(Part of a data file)
## START

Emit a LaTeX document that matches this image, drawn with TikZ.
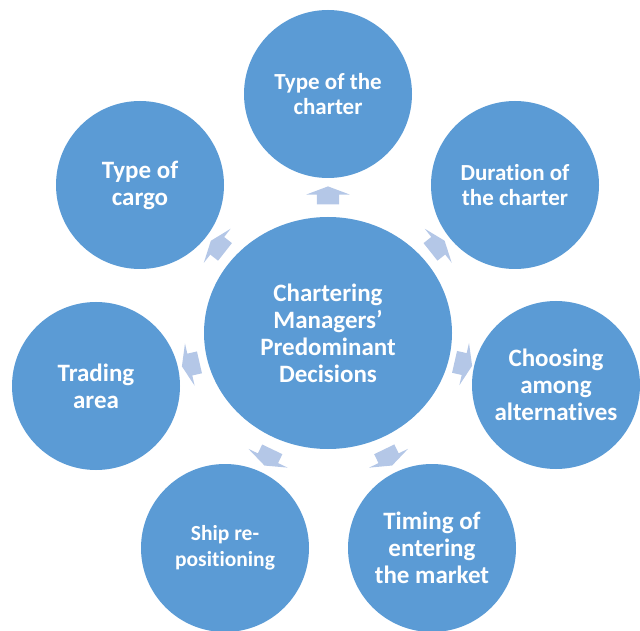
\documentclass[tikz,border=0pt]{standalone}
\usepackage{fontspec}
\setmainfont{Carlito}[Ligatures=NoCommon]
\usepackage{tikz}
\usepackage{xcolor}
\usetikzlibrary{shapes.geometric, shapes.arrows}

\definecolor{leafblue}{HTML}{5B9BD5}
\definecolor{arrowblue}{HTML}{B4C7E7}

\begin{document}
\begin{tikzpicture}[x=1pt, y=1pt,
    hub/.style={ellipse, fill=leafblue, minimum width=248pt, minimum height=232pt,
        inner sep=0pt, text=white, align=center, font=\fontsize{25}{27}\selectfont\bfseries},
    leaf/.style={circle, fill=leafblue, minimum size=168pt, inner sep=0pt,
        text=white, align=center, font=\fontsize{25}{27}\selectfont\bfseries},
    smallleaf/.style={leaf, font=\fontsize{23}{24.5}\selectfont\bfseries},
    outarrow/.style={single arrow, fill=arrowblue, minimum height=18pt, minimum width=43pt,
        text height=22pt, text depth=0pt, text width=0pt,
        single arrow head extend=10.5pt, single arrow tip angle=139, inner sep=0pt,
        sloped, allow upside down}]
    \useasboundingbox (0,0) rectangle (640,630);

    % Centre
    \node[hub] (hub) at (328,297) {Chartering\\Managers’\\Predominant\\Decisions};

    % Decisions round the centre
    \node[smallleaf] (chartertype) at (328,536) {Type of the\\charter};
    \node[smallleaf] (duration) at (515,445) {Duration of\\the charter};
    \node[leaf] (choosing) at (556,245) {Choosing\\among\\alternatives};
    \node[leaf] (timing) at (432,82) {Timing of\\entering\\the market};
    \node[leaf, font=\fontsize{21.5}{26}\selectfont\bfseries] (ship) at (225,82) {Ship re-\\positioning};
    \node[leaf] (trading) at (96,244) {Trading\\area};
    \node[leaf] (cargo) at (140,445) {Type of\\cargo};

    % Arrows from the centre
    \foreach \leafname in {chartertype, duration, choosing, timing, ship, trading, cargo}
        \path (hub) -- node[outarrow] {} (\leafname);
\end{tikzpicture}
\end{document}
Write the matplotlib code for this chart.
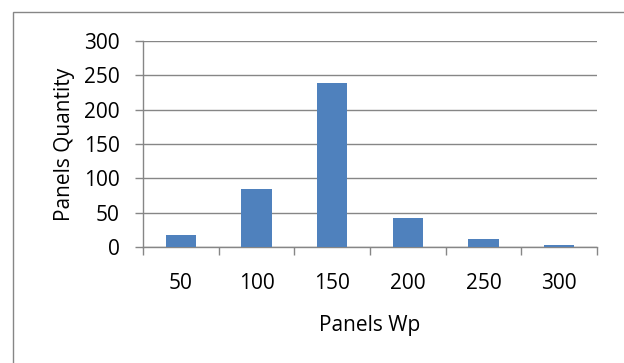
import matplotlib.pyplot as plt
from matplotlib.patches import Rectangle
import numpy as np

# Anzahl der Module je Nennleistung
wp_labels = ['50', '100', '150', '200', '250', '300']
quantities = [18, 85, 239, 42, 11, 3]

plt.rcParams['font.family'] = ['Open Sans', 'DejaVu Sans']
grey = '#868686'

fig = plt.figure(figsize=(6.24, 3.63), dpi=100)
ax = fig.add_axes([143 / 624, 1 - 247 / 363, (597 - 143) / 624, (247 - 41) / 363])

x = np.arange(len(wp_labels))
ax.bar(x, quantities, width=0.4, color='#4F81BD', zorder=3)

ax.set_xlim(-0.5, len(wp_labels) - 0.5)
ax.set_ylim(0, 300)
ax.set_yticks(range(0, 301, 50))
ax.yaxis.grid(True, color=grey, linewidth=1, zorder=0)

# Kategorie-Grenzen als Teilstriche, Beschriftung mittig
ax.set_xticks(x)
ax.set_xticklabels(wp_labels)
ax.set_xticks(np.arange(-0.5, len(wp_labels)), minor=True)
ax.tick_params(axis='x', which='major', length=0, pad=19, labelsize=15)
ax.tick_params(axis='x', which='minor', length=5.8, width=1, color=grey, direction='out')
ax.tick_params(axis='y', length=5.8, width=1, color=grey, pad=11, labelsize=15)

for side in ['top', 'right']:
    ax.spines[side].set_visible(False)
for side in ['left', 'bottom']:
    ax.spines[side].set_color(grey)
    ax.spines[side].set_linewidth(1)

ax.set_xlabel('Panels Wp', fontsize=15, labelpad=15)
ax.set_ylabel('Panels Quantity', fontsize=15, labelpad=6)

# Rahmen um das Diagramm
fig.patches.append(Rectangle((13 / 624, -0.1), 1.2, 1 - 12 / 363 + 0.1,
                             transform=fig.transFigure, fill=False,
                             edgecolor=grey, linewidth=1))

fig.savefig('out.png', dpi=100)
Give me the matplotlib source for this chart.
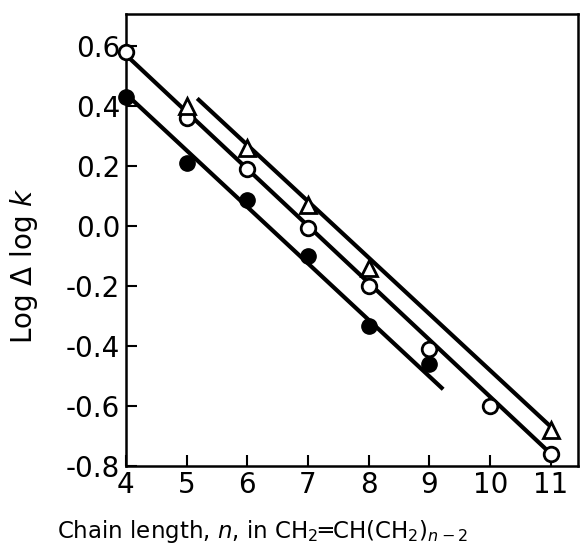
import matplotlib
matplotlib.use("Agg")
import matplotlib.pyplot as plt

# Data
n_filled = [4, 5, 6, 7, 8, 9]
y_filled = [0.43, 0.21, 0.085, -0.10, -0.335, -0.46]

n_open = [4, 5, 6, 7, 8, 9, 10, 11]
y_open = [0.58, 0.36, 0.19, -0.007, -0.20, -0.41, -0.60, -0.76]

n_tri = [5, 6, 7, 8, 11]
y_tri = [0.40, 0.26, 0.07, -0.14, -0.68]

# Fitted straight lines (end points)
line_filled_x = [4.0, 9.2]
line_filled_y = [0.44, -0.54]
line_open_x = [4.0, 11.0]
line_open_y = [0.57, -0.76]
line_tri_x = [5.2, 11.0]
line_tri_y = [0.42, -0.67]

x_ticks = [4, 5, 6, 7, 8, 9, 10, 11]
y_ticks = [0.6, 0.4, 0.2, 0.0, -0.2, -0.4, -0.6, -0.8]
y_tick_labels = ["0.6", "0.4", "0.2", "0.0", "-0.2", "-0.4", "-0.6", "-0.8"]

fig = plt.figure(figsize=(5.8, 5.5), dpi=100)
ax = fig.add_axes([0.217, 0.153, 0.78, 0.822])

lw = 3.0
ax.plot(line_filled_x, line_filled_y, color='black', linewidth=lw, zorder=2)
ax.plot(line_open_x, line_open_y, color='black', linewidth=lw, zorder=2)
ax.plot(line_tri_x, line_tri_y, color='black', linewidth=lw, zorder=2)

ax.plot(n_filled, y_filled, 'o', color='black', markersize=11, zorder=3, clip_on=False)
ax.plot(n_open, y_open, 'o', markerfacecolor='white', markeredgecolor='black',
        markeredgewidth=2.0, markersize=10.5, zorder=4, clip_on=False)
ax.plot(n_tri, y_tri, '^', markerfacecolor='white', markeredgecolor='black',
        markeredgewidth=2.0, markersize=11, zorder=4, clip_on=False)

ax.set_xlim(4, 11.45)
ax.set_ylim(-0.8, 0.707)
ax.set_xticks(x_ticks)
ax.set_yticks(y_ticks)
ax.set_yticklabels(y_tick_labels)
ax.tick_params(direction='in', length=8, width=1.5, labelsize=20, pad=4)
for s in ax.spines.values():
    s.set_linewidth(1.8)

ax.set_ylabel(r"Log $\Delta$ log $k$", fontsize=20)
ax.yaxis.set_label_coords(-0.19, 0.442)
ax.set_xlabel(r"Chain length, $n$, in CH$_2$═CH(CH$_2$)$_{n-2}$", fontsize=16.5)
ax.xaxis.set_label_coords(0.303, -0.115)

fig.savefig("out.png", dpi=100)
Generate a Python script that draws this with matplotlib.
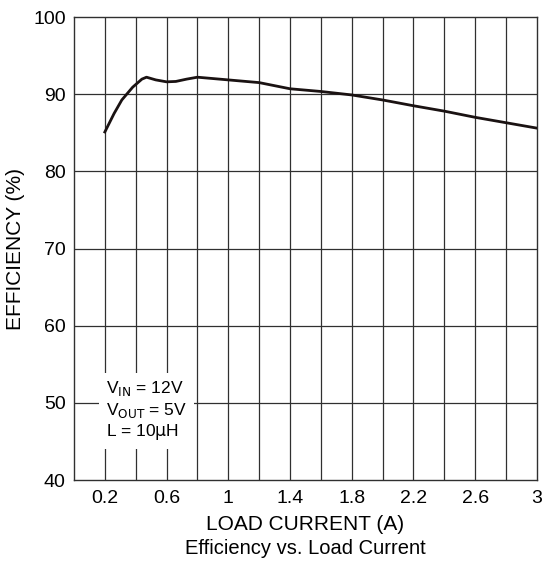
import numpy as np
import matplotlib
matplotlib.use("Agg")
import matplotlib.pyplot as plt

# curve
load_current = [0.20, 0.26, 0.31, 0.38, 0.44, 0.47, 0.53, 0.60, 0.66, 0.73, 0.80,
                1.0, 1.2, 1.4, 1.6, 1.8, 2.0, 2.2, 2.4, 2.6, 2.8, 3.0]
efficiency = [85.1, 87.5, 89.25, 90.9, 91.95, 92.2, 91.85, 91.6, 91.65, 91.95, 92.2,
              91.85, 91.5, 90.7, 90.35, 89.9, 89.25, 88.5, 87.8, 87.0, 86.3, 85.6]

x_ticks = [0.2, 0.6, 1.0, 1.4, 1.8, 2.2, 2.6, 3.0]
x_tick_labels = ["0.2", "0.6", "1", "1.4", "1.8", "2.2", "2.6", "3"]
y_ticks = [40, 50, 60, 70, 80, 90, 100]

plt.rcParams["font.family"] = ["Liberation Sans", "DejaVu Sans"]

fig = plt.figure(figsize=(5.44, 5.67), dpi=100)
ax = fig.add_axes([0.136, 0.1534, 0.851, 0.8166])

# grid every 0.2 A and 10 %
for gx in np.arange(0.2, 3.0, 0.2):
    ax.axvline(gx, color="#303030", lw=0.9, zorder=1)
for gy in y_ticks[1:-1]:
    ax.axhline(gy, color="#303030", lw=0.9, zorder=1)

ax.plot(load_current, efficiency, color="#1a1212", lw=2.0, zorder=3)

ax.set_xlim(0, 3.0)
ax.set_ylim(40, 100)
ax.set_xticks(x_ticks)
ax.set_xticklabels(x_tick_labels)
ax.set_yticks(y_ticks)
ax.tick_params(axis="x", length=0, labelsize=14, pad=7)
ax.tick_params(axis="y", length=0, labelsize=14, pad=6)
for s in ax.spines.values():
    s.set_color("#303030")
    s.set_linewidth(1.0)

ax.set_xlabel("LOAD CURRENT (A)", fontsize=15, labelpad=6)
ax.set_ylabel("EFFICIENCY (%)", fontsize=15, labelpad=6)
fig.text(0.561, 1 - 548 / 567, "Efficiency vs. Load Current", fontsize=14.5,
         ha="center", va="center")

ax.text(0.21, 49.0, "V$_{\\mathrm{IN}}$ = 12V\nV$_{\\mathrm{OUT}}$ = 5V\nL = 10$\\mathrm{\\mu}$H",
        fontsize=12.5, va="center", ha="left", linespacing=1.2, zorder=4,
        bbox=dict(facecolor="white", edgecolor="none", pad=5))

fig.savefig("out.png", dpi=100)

## END

**GOAL:** Start at the top of the entries and repeat each line exactly, ending at the line that contains "(0,0) rectangle (640,630);". Pictures are not part of the copy.

**CORRECT RESULT:**
Emit a LaTeX document that matches this image, drawn with TikZ.
\documentclass[tikz,border=0pt]{standalone}
\usepackage{fontspec}
\setmainfont{Carlito}[Ligatures=NoCommon]
\usepackage{tikz}
\usepackage{xcolor}
\usetikzlibrary{shapes.geometric, shapes.arrows}

\definecolor{leafblue}{HTML}{5B9BD5}
\definecolor{arrowblue}{HTML}{B4C7E7}

\begin{document}
\begin{tikzpicture}[x=1pt, y=1pt,
    hub/.style={ellipse, fill=leafblue, minimum width=248pt, minimum height=232pt,
        inner sep=0pt, text=white, align=center, font=\fontsize{25}{27}\selectfont\bfseries},
    leaf/.style={circle, fill=leafblue, minimum size=168pt, inner sep=0pt,
        text=white, align=center, font=\fontsize{25}{27}\selectfont\bfseries},
    smallleaf/.style={leaf, font=\fontsize{23}{24.5}\selectfont\bfseries},
    outarrow/.style={single arrow, fill=arrowblue, minimum height=18pt, minimum width=43pt,
        text height=22pt, text depth=0pt, text width=0pt,
        single arrow head extend=10.5pt, single arrow tip angle=139, inner sep=0pt,
        sloped, allow upside down}]
    \useasboundingbox (0,0) rectangle (640,630);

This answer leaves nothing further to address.